In a country where billionaires emerge not from innovation but from proximity to power, Imran Kholsa has mastered the game. A name that was once whispered in high-stakes business corridors is now echoing through statehouse gates and elite weddings and the stakes have never been higher.
Described by insiders as a shadow broker, Kholsa sits comfortably between the murky world of Kenya’s betting industry and the highest echelons of government. He is said to be the undisputed link between the owners of Betika, one of Kenya’s most lucrative betting platforms, and key figures in President William Ruto’s administration.
But it doesn’t stop there. Kholsa is also alleged to be the man behind Pepeta, a newer betting firm whose owners, known to be too dirty to be seen in the daylight, rely on him to navigate the halls of government without attracting attention. For them, Kholsa is not just a business associate, he is a political insurance policy, the face they use to reach corridors of power without setting off alarm bells.
And it’s paying off.
If there were ever doubts about Imran Kholsa’s clout, they evaporated the moment his son’s lavish wedding in Mombasa hit headlines. In what many now call Kenya’s most expensive private event, the ceremony pulled in politicians, tycoons, and state influencers with President William Ruto himself gracing the occasion in full presidential stature.
According to insider sources preview to the planning, the event wasn’t just a wedding, it was a power display.
The real financiers, according to those in the know, were the Betika bigwigs, the faceless millionaires behind Kenya’s biggest gambling house. In a show of obscene extravagance, they are said to have footed the bill for international A-list performers to entertain a select guest list of less than 1,000 people.
Diamond Platnumz, one of Africa’s top artists, was reportedly paid Ksh 128 million for a single performance set.
Nandy, another Tanzanian sensation, received Ksh 45 million for a 10-minute appearance.
It wasn’t just about music, it was about making a statement, the betting empire isn’t just rich, it is untouchable.
The grandeur has reignited public debate around Kenya’s betting economy, its connection to political power, and the alarming influence of unregulated capital in shaping public policy.
Betika, for instance, has long dodged deeper scrutiny despite its exponential growth and massive cash flows. Pepeta, though newer, is already being flagged by watchdogs for suspected money laundering and aggressive manipulation of youth gambling habits.
What’s troubling isn’t just the money, it’s the untouchable network. Insiders claim Kholsa’s real role is to sanitize connections between government officials and shady business players, including those under investigation abroad. By hosting political guests, funding state-aligned PR events, and playing the diplomat among dirty money, he ensures no one gets too close to the flame.

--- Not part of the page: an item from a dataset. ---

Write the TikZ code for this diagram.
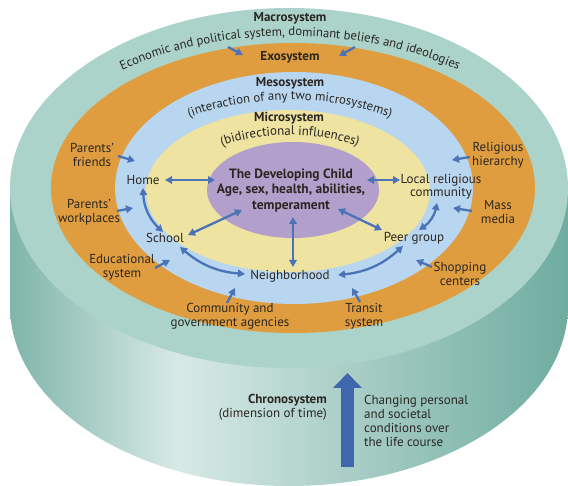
\documentclass[tikz,border=0pt]{standalone}
\usepackage{fontspec}
\setmainfont{PT Sans}
\usetikzlibrary{arrows.meta,decorations.text,calc}

\definecolor{macroC}{HTML}{ABD3C9}
\definecolor{exoC}{HTML}{DF9D40}
\definecolor{mesoC}{HTML}{B8D6EF}
\definecolor{microC}{HTML}{EEE3A0}
\definecolor{childC}{HTML}{B39FCB}
\definecolor{arrC}{HTML}{4A73B8}
\definecolor{bigC}{HTML}{3E67AE}
\definecolor{txtC}{HTML}{2B2622}
\definecolor{sideL}{HTML}{7FB5AA}
\definecolor{sideM}{HTML}{D7E9E5}
\definecolor{sideR}{HTML}{6FACA0}

% side of the cylinder: darker at both ends, light a third of the way across
\pgfdeclarehorizontalshading{sideshade}{100bp}{color(0bp)=(sideL); color(25bp)=(sideL); color(40bp)=(sideM); color(75bp)=(sideR); color(100bp)=(sideR)}

\tikzset{
  lab/.style={font=\fontsize{13}{14}\selectfont, text=txtC, align=center, inner sep=0pt},
  ttl/.style={font=\fontsize{13}{15}\selectfont\bfseries, text=txtC, align=center, inner sep=0pt},
  conn/.style={draw=arrC, line width=2.3pt, -{Triangle[length=7pt,width=7.5pt]}},
  dbl/.style={draw=arrC, line width=2.3pt, {Triangle[length=7pt,width=7.5pt]}-{Triangle[length=7pt,width=7.5pt]}},
  arctext/.style={decorate, decoration={text along path, text align=center, text={#1}}}
}

\begin{document}
\begin{tikzpicture}[x=1pt,y=-1pt]
\useasboundingbox (0,0) rectangle (568,486);
\begin{scope}
\clip (0,0) rectangle (568,486);

% cylinder side and the nested rings on its top face
\path[shading=sideshade] (10,188) -- (10,306)
  arc[start angle=180, end angle=360, x radius=279pt, y radius=180pt] -- (568,188) -- cycle;
\fill[macroC] (289,188) ellipse[x radius=279pt, y radius=180pt];
\fill[exoC]   (293,188) ellipse[x radius=242pt, y radius=145pt];
\fill[mesoC]  (294,188) ellipse[x radius=179pt, y radius=116pt];
\fill[microC] (288,191) ellipse[x radius=142pt, y radius=81pt];
\fill[childC] (293,190) ellipse[x radius=86pt, y radius=48pt];

% ring titles
\node[ttl] (macro) at (290,18) {Macrosystem};
\node[ttl] (exo)   at (290,57) {Exosystem};
\node[ttl] (meso)  at (290,83) {Mesosystem};
\node[ttl] (micro) at (289,118) {Microsystem};

% curved captions, set on their baseline arcs
\path[arctext={|\color{txtC}\fontsize{12.7}{13}\selectfont|Economic and political system, dominant beliefs and ideologies}]
  (290,188) ++(170:266pt and 152pt) arc[start angle=170, end angle=10, x radius=266pt, y radius=152pt];
\path[arctext={|\color{txtC}\fontsize{12.8}{13}\selectfont|(interaction of any two microsystems)}]
  (290,190) ++(170:170pt and 90pt) arc[start angle=170, end angle=10, x radius=170pt, y radius=90pt];
\path[arctext={|\color{txtC}\fontsize{13}{13}\selectfont|(bidirectional influences)}]
  (290,190) ++(170:112pt and 55pt) arc[start angle=170, end angle=10, x radius=112pt, y radius=55pt];

% the child
\node[ttl, font=\fontsize{13.5}{15.5}\selectfont\bfseries] (child) at (291,190.5)
  {The Developing Child\\Age, sex, health, abilities,\\temperament};

% microsystem settings
\node[lab] (home)   at (143,180) {Home};
\node[lab] (school) at (165,238) {School};
\node[lab] (neigh)  at (290,276) {Neighborhood};
\node[lab] (peer)   at (414,238) {Peer group};
\node[lab, font=\fontsize{13}{13.5}\selectfont] (lrc) at (441,186.5) {Local religious\\community};

% exosystem settings
\node[lab] (pf) at (92,154.5)  {Parents’\\friends};
\node[lab] (pw) at (89,212.5)  {Parents’\\workplaces};
\node[lab] (es) at (122,267)   {Educational\\system};
\node[lab] (cg) at (230,316.5) {Community and\\government agencies};
\node[lab] (ts) at (364,316.5) {Transit\\system};
\node[lab] (sc) at (460,274)   {Shopping\\centers};
\node[lab] (mm) at (498,212.5) {Mass\\media};
\node[lab] (rh) at (498,155)   {Religious\\hierarchy};

% chronosystem
\node[lab, align=right, anchor=east] (chrono) at (327,407)
  {\textbf{Chronosystem}\\(dimension of time)};
\node[lab, align=left, anchor=west] (change) at (364,421)
  {Changing personal\\and societal\\conditions over\\the life course};

% arrow end points
\coordinate (mlA) at (228,47);  \coordinate (mlB) at (243,55);
\coordinate (mrA) at (355,47);  \coordinate (mrB) at (339,56);
\coordinate (pfA) at (118,156); \coordinate (pfB) at (135,161);
\coordinate (pwA) at (117,211); \coordinate (pwB) at (133,208);
\coordinate (esA) at (155,268); \coordinate (esB) at (170,260);
\coordinate (cgA) at (227,303); \coordinate (cgB) at (235,288);
\coordinate (tsA) at (360,302); \coordinate (tsB) at (352,288);
\coordinate (scA) at (432,267); \coordinate (scB) at (416,260);
\coordinate (mmA) at (472,211); \coordinate (mmB) at (453,208);
\coordinate (rhA) at (470,157); \coordinate (rhB) at (452,160);

\coordinate (homeR) at (165,180);   \coordinate (childL) at (215,180);
\coordinate (lrcL) at (400,180);    \coordinate (childR) at (367,180);
\coordinate (neighT) at (293,267);  \coordinate (childB) at (293,217);
\coordinate (schoolR) at (188,235); \coordinate (childSW) at (242,210);
\coordinate (peerL) at (382,230);   \coordinate (childSE) at (338,209);
\coordinate (homeB) at (143,188);   \coordinate (schoolT) at (163,232);
\coordinate (schoolB) at (180,247); \coordinate (neighL) at (245,274);
\coordinate (neighR) at (338,275);  \coordinate (peerB) at (403,246);
\coordinate (peerR) at (419,230);   \coordinate (lrcB) at (437,203);

% influences reaching inward
\draw[conn] (mlA) -- (mlB);
\draw[conn] (mrA) -- (mrB);
\draw[conn] (pfA) -- (pfB);
\draw[conn] (pwA) -- (pwB);
\draw[conn] (esA) -- (esB);
\draw[conn] (cgA) -- (cgB);
\draw[conn] (tsA) -- (tsB);
\draw[conn] (scA) -- (scB);
\draw[conn] (mmA) -- (mmB);
\draw[conn] (rhA) -- (rhB);

% bidirectional links
\draw[dbl] (homeR) -- (childL);
\draw[dbl] (lrcL) -- (childR);
\draw[dbl] (neighT) -- (childB);
\draw[dbl] (schoolR) -- (childSW);
\draw[dbl] (peerL) -- (childSE);
\draw[dbl] (homeB) to[bend right=22] (schoolT);
\draw[dbl] (schoolB) to[bend right=18] (neighL);
\draw[dbl] (neighR) to[bend right=18] (peerB);
\draw[dbl] (peerR) to[bend right=22] (lrcB);

% time arrow
\coordinate (tBase) at (347.5,467);
\coordinate (tTip) at (347.5,373);
\draw[draw=bigC, line width=13pt, -{Triangle[length=15pt,width=28pt]}] (tBase) -- (tTip);
\end{scope}
\end{tikzpicture}
\end{document}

Yet even as he plays fixer at the highest levels, Kholsa’s name has surfaced in other, less glamorous circles, dragged into a family feud involving the estate of the late Ali Punjani, a saga that has unfolded in courtrooms from Mombasa to Nairobi, where Kholsa was named in a bitter property dispute over a contested block of serviced apartments known as Ratna. In court filings, he was described as the man introduced by the building’s management as the one paying service fees, leading the plaintiffs to claim he had taken possession of a multimillion-shilling property without any formal transfer or legal basis. Kholsa denied the allegations, asked to be struck from the case, and said his inclusion was based on hearsay, yet the episode added another layer to his reputation — not just as a powerful middleman, but as someone whose name keeps appearing when money, property, and power collide.

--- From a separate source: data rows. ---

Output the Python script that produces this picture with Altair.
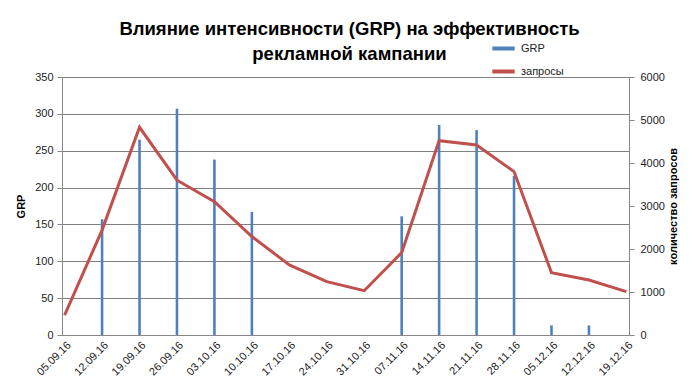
import altair as alt
import pandas as pd

dates = ["05.09.16", "12.09.16", "19.09.16", "26.09.16", "03.10.16", "10.10.16",
         "17.10.16", "24.10.16", "31.10.16", "07.11.16", "14.11.16", "21.11.16",
         "28.11.16", "05.12.16", "12.12.16", "19.12.16"]
grp = [None, 157, 265, 307, 238, 167, None, None, None, 161, 285, 278, 216, 13, 13, None]
requests = [460, 2440, 4830, 3600, 3100, 2290, 1630, 1240, 1030, 1915, 4520, 4420,
            3800, 1450, 1280, 1010]

df = pd.DataFrame({"date": dates, "GRP": grp, "req": requests})
df["s_grp"] = "GRP"
df["s_req"] = "запросы"

FONT = "Liberation Sans"
color_scale = alt.Scale(domain=["GRP", "запросы"], range=["#4F81BD", "#C0504D"])
x_enc = alt.X("date:N", sort=dates, title=None,
              scale=alt.Scale(type="point", padding=0.07),
              axis=alt.Axis(labelAngle=-45, ticks=False, labelFontSize=11,
                            labelColor="#222", domainColor="#888", labelPadding=4,
                            grid=False))

bars = alt.Chart(df).transform_filter("datum.GRP != null").mark_bar(size=2.6).encode(
    x=x_enc,
    y=alt.Y("GRP:Q", title="GRP",
            scale=alt.Scale(domain=[0, 350]),
            axis=alt.Axis(values=list(range(0, 351, 50)), grid=True, gridColor="#808080",
                          domainColor="#888", tickColor="#888", tickSize=5,
                          labelFontSize=11, labelColor="#222", titleFontSize=11,
                          titleFontWeight="bold", titlePadding=8, labelPadding=4)),
    color=alt.Color("s_grp:N", scale=color_scale, title=None),
)

line = alt.Chart(df).mark_line(strokeWidth=3).encode(
    x=x_enc,
    y=alt.Y("req:Q", title="количество  запросов",
            scale=alt.Scale(domain=[0, 6000]),
            axis=alt.Axis(orient="right", values=list(range(0, 6001, 1000)), grid=False,
                          format="d",
                          domainColor="#888", tickColor="#888", tickSize=5,
                          labelFontSize=11, labelColor="#222", titleFontSize=11,
                          titleFontWeight="bold", titleAngle=-90, titlePadding=14,
                          labelPadding=6)),
    color=alt.Color("s_req:N", scale=color_scale, title=None),
)

chart = alt.layer(bars, line).resolve_scale(y="independent").properties(
    width=567, height=258,
    autosize=alt.AutoSizeParams(type="none"),
    padding={"left": 54, "top": 69, "right": 63, "bottom": 49},
    title=alt.TitleParams(
        text=["Влияние интенсивности (GRP) на эффективность", "рекламной кампании"],
        font=FONT, fontSize=18.5, fontWeight="bold", color="#000",
        anchor="middle", lineHeight=25, offset=14, dx=4, dy=42),
).configure_view(stroke=None).configure_axis(
    labelFont=FONT, titleFont=FONT
).configure_legend(
    orient="none", legendX=428, legendY=-42, symbolType="stroke",
    symbolStrokeWidth=4, symbolSize=500, labelFont=FONT, labelFontSize=11,
    rowPadding=1, labelColor="#222"
)

chart.save("out.html", embed_options={"renderer": "svg", "actions": False})
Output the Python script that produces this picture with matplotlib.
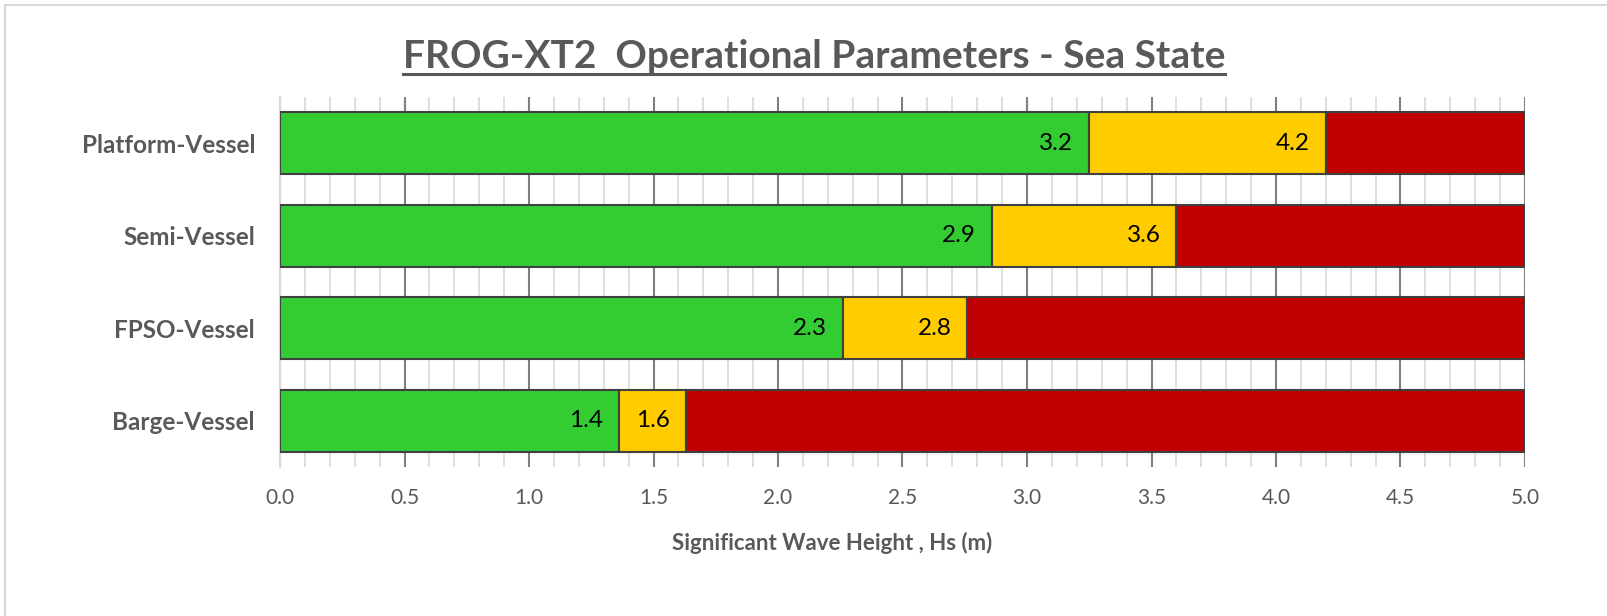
import matplotlib.pyplot as plt
from matplotlib.patches import Rectangle
from matplotlib.lines import Line2D
from matplotlib.ticker import MultipleLocator

# --- Dados ---
categorias = ['Platform-Vessel', 'Semi-Vessel', 'FPSO-Vessel', 'Barge-Vessel']
limite_verde = [3.25, 2.86, 2.26, 1.36]     # fim da zona verde (Hs, m)
limite_amarelo = [4.2, 3.6, 2.76, 1.63]     # fim da zona amarela (Hs, m)
hs_max = 5.0

titulo = 'FROG-XT2  Operational Parameters - Sea State'
rotulo_x = 'Significant Wave Height , Hs (m)'

cor_verde = '#33CC33'
cor_amarelo = '#FFCC00'
cor_vermelho = '#C00000'
cor_borda = '#404040'
cor_texto = '#595959'

plt.rcParams['font.family'] = ['Lato', 'DejaVu Sans']

fig = plt.figure(figsize=(16.07, 6.16), dpi=100)
W, H = 1607, 616
ax = fig.add_axes([280 / W, 1 - 467 / H, (1525 - 280) / W, (467 - 97) / H])

# moldura externa (cortada à direita e embaixo)
fig.patches.append(Rectangle((5 / W, -0.05), 1.1, 1 - 5 / H + 0.05, transform=fig.transFigure,
                             fill=False, edgecolor='#D9D9D9', linewidth=1.5))

y = list(range(len(categorias)))
largura_amarelo = [a - v for v, a in zip(limite_verde, limite_amarelo)]
largura_vermelho = [hs_max - a for a in limite_amarelo]

kw = dict(height=0.667, edgecolor=cor_borda, linewidth=1.5, zorder=3)
ax.barh(y, limite_verde, color=cor_verde, **kw)
ax.barh(y, largura_amarelo, left=limite_verde, color=cor_amarelo, **kw)
ax.barh(y, largura_vermelho, left=limite_amarelo, color=cor_vermelho, **kw)

# rótulos no fim de cada zona
for i in y:
    for val in (limite_verde[i], limite_amarelo[i]):
        ax.annotate(f'{val:.1f}', xy=(val, i), xytext=(-11.5, 0), textcoords='offset points',
                    ha='right', va='center', fontsize=17.5, color='black', zorder=4)

ax.set_xlim(0, hs_max)
ax.set_ylim(len(categorias) - 0.5, -0.5)
ax.xaxis.set_major_locator(MultipleLocator(0.5))
ax.xaxis.set_minor_locator(MultipleLocator(0.1))
ax.grid(which='minor', axis='x', color='#D9D9D9', linewidth=1.2, zorder=0)
ax.grid(which='major', axis='x', color='#7F7F7F', linewidth=1.5, zorder=1)
for s in ['top', 'right', 'bottom']:
    ax.spines[s].set_visible(False)
ax.spines['left'].set_color('#D9D9D9')
ax.spines['left'].set_linewidth(1.5)
ax.tick_params(which='both', length=0)
ax.tick_params(axis='x', pad=15, labelsize=15, labelcolor=cor_texto)
ax.tick_params(axis='y', pad=18, labelsize=17.5, labelcolor=cor_texto)
ax.set_xticklabels([f'{t:.1f}' for t in ax.get_xticks()])
ax.set_yticks(y)
ax.set_yticklabels(categorias, fontweight='bold')

fig.text(832 / W, 1 - 543 / H, rotulo_x, ha='center', va='center',
         fontsize=16, fontweight='bold', color=cor_texto)

t = fig.text(814 / W, 1 - 68 / H, titulo, ha='center', va='baseline',
             fontsize=28, fontweight='bold', color=cor_texto)

# sublinhado do título
fig.canvas.draw()
bb = t.get_window_extent().transformed(fig.transFigure.inverted())
y_linha = 1 - 74 / H
fig.lines.append(Line2D([bb.x0, bb.x1], [y_linha, y_linha], transform=fig.transFigure,
                        color=cor_texto, linewidth=2.2))

fig.savefig('out.png', dpi=100)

As regulatory bodies remain silent and the state appears cozy with its biggest gamblers, the Kenyan public is left asking
Who really controls the betting economy????
Why is the government so quiet on growing addiction and financial exploitation????
And most urgently, how much influence do shadow brokers like Imran Kholsa have over public policy????
In many developed economies, those with political access serve the people. In Kenya, they serve the powerful, and Imran Kholsa is the poster child of that quiet machinery.
While ordinary Kenyans pay taxes, lose bets, and drown in economic hardship, a small elite feasts, not in secrecy, but in billion-shilling weddings hosted under the gaze of the Commander-in-Chief.